From the outside, antitrust prosecutions appear to seek competitive behaviors that are scrupulously “fair” among competitors. But no two competing companies have identical assets, experience, intellectual property, employee and leader skills, customers, or even identical goals. Their path forward depends on how well their strategy anticipates the live marketplace and on their skill in adapting to unforeseen events. Antitrust officials can offer a “level playing field” in only the crudest sense. At best, their help means a chance to prosper. It does not mean a guarantee of equal or even similar results. When antitrust officials hear complaints, they sometimes forget that they cannot and should not see fairness as equality in outcome.

The European Union (EU) seems determined to “school” some of the largest, most successful US technology firms on what antitrust and privacy mean on the right side of the Atlantic. The EU’s antitrust officials have been investigating complaints about the competitive behaviors of Google, Microsoft, Apple, Amazon and Qualcomm. Yesterday, the EU threw out a 15-year old agreement that allowed tech firms to move Internet data between countries.  The change is a direct threat to U.S. high tech firms.

In the past, the EU claims a firm abused its dominant position. These US firms hold significant market shares earned over decades in the US and in other high-tech economies where they competed against other best-in-class firms. Their success in the EU is no surprise to given their nimbleness and innovation in competitive markets of the US high technology sector.

The outstanding innovations, scale and efficiency of Google, Microsoft, Apple, Amazon and Qualcomm in their respective fields can explain their competitive success against the EU’s homegrown rivals. Naturally, US firms recommend the high quality relevant products from their own affiliates. Those will benefit the customer. Pricing equipment near cost in order to sell a larger quantity also benefits the customer. Asking what price you need to beat to get the business is a question whose answer will also benefit the customer. These behaviors are not antitrust violations, rather they are the tactics of confident sales teams. Forcibly halting recommendations of good products will not be in EU consumers’ interest. Hobbling US firms’ customer service will advantage only the homegrown EU tech firms who have failed to earn a strong following among EU consumers.

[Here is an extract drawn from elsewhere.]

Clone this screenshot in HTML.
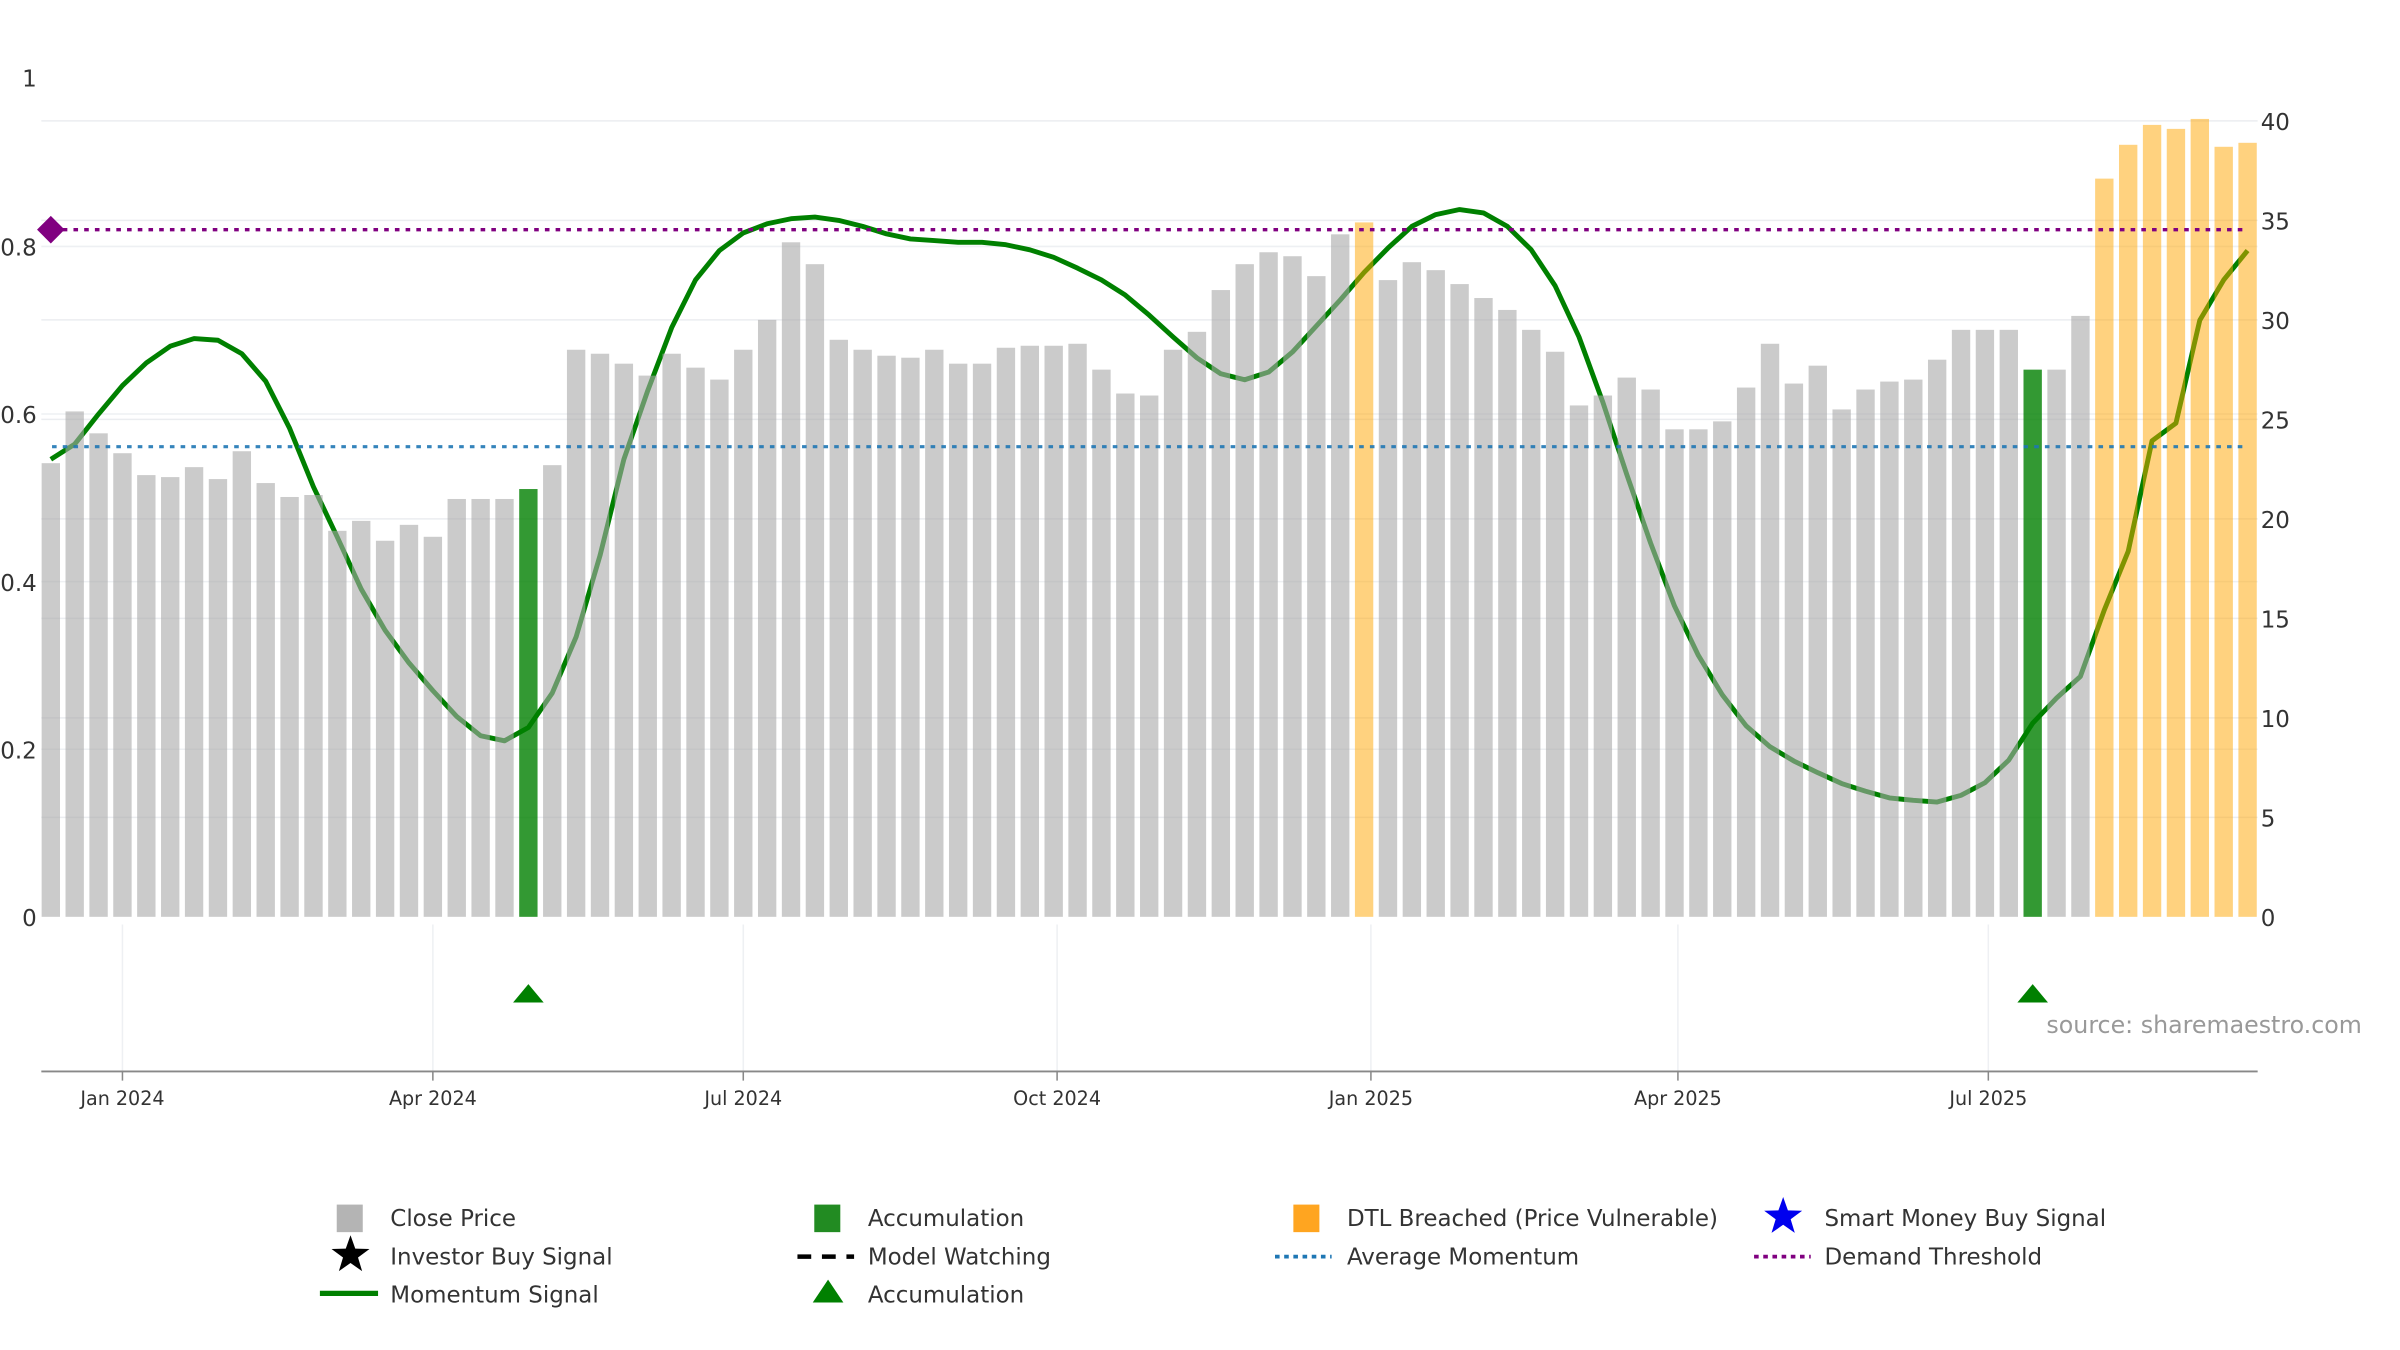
<!DOCTYPE html>
<html><head><meta charset="utf-8">
<style>
html,body{margin:0;padding:0;background:#fff;}
svg{display:block;font-family:"DejaVu Sans","Liberation Sans",sans-serif;}
</style></head>
<body>
<svg id="chart" width="2400" height="1350" viewBox="0 0 1568 882" preserveAspectRatio="none" xmlns="http://www.w3.org/2000/svg">
<g id="grid"></g>
<g id="lower"></g>
<g id="line"></g>
<g id="bars"></g>
<g id="refs"></g>
<g id="axes"></g>
<g id="legend"></g>
<text x="1337" y="675" font-size="15.5" fill="#999">source: sharemaestro.com</text>
</svg>
<script>
const closePrices=[22.8,25.4,24.3,23.3,22.2,22.1,22.6,22.0,23.4,21.8,21.1,21.2,19.4,19.9,18.9,19.7,19.1,21.0,21.0,21.0,21.5,22.7,28.5,28.3,27.8,27.2,28.3,27.6,27.0,28.5,30.0,33.9,32.8,29.0,28.5,28.2,28.1,28.5,27.8,27.8,28.6,28.7,28.7,28.8,27.5,26.3,26.2,28.5,29.4,31.5,32.8,33.4,33.2,32.2,34.3,34.9,32.0,32.9,32.5,31.8,31.1,30.5,29.5,28.4,25.7,26.2,27.1,26.5,24.5,24.5,24.9,26.6,28.8,26.8,27.7,25.5,26.5,26.9,27.0,28.0,29.5,29.5,29.5,27.5,27.5,30.2,37.1,38.8,39.8,39.6,40.1,38.7,38.9];
const barState=[0,0,0,0,0,0,0,0,0,0,0,0,0,0,0,0,0,0,0,0,1,0,0,0,0,0,0,0,0,0,0,0,0,0,0,0,0,0,0,0,0,0,0,0,0,0,0,0,0,0,0,0,0,0,0,2,0,0,0,0,0,0,0,0,0,0,0,0,0,0,0,0,0,0,0,0,0,0,0,0,0,0,0,1,0,0,2,2,2,2,2,2,2];
const momentum=[0.546,0.564,0.60,0.634,0.661,0.681,0.690,0.688,0.672,0.639,0.583,0.513,0.453,0.391,0.342,0.303,0.270,0.239,0.216,0.210,0.226,0.267,0.334,0.431,0.546,0.628,0.703,0.760,0.795,0.816,0.827,0.833,0.835,0.831,0.824,0.815,0.809,0.807,0.805,0.805,0.802,0.796,0.787,0.774,0.760,0.742,0.718,0.692,0.667,0.648,0.641,0.650,0.674,0.705,0.736,0.769,0.798,0.824,0.838,0.844,0.840,0.824,0.796,0.753,0.692,0.614,0.528,0.446,0.371,0.312,0.265,0.228,0.203,0.186,0.172,0.159,0.150,0.142,0.139,0.137,0.145,0.160,0.187,0.231,0.261,0.287,0.366,0.436,0.568,0.589,0.712,0.760,0.795];
const accumSignals=[20,83];
const avgMomentum=0.561;
const demandThreshold=0.82;
const leftTicks=[0,0.2,0.4,0.6,0.8,1];
const rightTicks=[0,5,10,15,20,25,30,35,40];
const monthTicks=[["Jan 2024","2024-01-01"],["Apr 2024","2024-04-01"],["Jul 2024","2024-07-01"],["Oct 2024","2024-10-01"],["Jan 2025","2025-01-01"],["Apr 2025","2025-04-01"],["Jul 2025","2025-07-01"]];
const firstBarDate="2023-12-11";

const NS="http://www.w3.org/2000/svg";
function mk(tag,attrs,parent){const e=document.createElementNS(NS,tag);for(const k in attrs)e.setAttribute(k,attrs[k]);parent.appendChild(e);return e;}
const DAY=86400000, T0=Date.parse("2024-01-01");
function xDate(s){return 80+(Date.parse(s)-T0)/DAY*2.2286;}
function xBar(i){return xDate(firstBarDate)+i*7*2.2286;}
function yL(v){return 599-v*547.5;}
function yR(v){return 599-v*13;}
const G=id=>document.getElementById(id);

rightTicks.forEach(t=>{if(t===0)return;const l=mk('line',{x1:27,x2:1475,y1:yR(t),y2:yR(t),stroke:'#ebedf0','stroke-width':1},G('grid'));

});
leftTicks.forEach(t=>{if(t===0||t===1)return;const l=mk('line',{x1:27,x2:1475,y1:yL(t),y2:yL(t),stroke:'#eef0f3','stroke-width':1},G('grid'));

});
monthTicks.forEach(m=>{const x=xDate(m[1]);const l=mk('line',{x1:x,x2:x,y1:604,y2:700,stroke:'#eef0f3','stroke-width':1},G('lower'));

});

let d=momentum.map((v,i)=>(i?'L':'M')+xBar(i).toFixed(1)+','+yL(v).toFixed(1)).join(' ');
const pl=mk('path',{d:d,fill:'none',stroke:'#008000','stroke-width':3.2,'stroke-linejoin':'round'},G('line'));



const colors=[['#a8a8a8',0.6],['#008000',0.8],['#ffa500',0.5]];
closePrices.forEach((v,i)=>{const c=colors[barState[i]];
const r=mk('rect',{x:xBar(i)-6,y:yR(v),width:12,height:yR(0)-yR(v),fill:c[0],'fill-opacity':c[1]},G('bars'));

});

const dl=mk('line',{x1:34,x2:1468,y1:yL(demandThreshold),y2:yL(demandThreshold),stroke:'#800080','stroke-width':2.2,'stroke-dasharray':'3,4'},G('refs'));


const al=mk('line',{x1:34,x2:1468,y1:yL(avgMomentum),y2:yL(avgMomentum),stroke:'#1f77b4','stroke-width':2,'stroke-dasharray':'3,4','stroke-opacity':0.9},G('refs'));


const dy=yL(demandThreshold),dx=xBar(0);
const dm=mk('path',{d:`M${dx-9},${dy} L${dx},${dy-9} L${dx+9},${dy} L${dx},${dy+9}Z`,fill:'#800080'},G('refs'));


accumSignals.forEach(i=>{const x=xBar(i);const t=mk('path',{d:`M${x-10},655 L${x},643 L${x+10},655Z`,fill:'#008000'},G('lower'));

});

const ax=mk('line',{x1:27,x2:1475,y1:700,y2:700,stroke:'#888','stroke-width':1.2},G('axes'));


monthTicks.forEach(m=>{const x=xDate(m[1]);
const tk=mk('line',{x1:x,x2:x,y1:700,y2:706,stroke:'#888'},G('axes'));


const t=mk('text',{x:x,y:722,'font-size':12.5,'text-anchor':'middle',fill:'#333'},G('axes'));t.textContent=m[0];

});
leftTicks.forEach(v=>{const t=mk('text',{x:24,y:yL(v)+(v===1?5:6),'font-size':15,'text-anchor':'end',fill:'#333'},G('axes'));t.textContent=String(v);

});
rightTicks.forEach(v=>{const t=mk('text',{x:1477,y:yR(v)+6,'font-size':15,fill:'#333'},G('axes'));t.textContent=String(v);

});

const L=G('legend');
function ltext(x,y,s){const t=mk('text',{x:x,y:y+5,'font-size':15,fill:'#333'},L);t.textContent=s;

return t;}
function star(cx,cy,r,fill){let p='';for(let k=0;k<10;k++){const a=-Math.PI/2+k*Math.PI/5,rr=k%2?r*0.4:r;p+=(k?'L':'M')+(cx+rr*Math.cos(a)).toFixed(1)+','+(cy+rr*Math.sin(a)).toFixed(1);}return mk('path',{d:p+'Z',fill:fill},L);}
let e;
e=mk('rect',{x:220,y:787,width:17,height:18,fill:'#b4b4b4'},L);ltext(255,796,'Close Price');
e=mk('rect',{x:532,y:787,width:17,height:18,fill:'#228b22'},L);ltext(567,796,'Accumulation');
e=mk('rect',{x:845,y:787,width:17,height:18,fill:'#ffa520'},L);ltext(880,796,'DTL Breached (Price Vulnerable)');
e=star(1165,795,13,'#0000ee');ltext(1192,796,'Smart Money Buy Signal');
e=star(229,820,13,'#000');ltext(255,821,'Investor Buy Signal');
e=mk('line',{x1:521,x2:558,y1:821,y2:821,stroke:'#000','stroke-width':3,'stroke-dasharray':'9,7'},L);ltext(567,821,'Model Watching');
e=mk('line',{x1:833,x2:870,y1:821,y2:821,stroke:'#1f77b4','stroke-width':2.5,'stroke-dasharray':'3,3'},L);ltext(880,821,'Average Momentum');
e=mk('line',{x1:1146,x2:1183,y1:821,y2:821,stroke:'#800080','stroke-width':2.5,'stroke-dasharray':'3,3'},L);ltext(1192,821,'Demand Threshold');
e=mk('line',{x1:209,x2:247,y1:845,y2:845,stroke:'#008000','stroke-width':3.5},L);ltext(255,846,'Momentum Signal');
e=mk('path',{d:'M531,851 L541,836 L551,851Z',fill:'#008000'},L);ltext(567,846,'Accumulation');
</script>
</body></html>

The EU’s antitrust thinking seems obsessed with de-linking search and software operating systems products – forcing consumers to think through several related choices. This may conform to a regulators abstract view of the market, but most travelers want the flight itinerary and price in one step. If they want the information broken up into stages, they are savvy enough to search for it in stages.

The US suffered from de-linking philosophy in a market redesigned by its antitrust court. The court forced consumers to choose separate local telecom providers, separate Internet service providers and separate “interLATA” long distance carriers. The goal was to provide all competitors with a path to equal success, even for those competitors who lacked the capital, experience, or scale needed to serve the customers. Regulatory officials at the state and federal levels embroidered the court-ordered structure into a truly cumbersome mess that was hostile to consumers’ interests.

The only beneficiaries of preventing seamless interconnection in America were antitrust attorneys and lobbyists. Let’s hope that EU officials spare their consumers a repeat of that lunacy.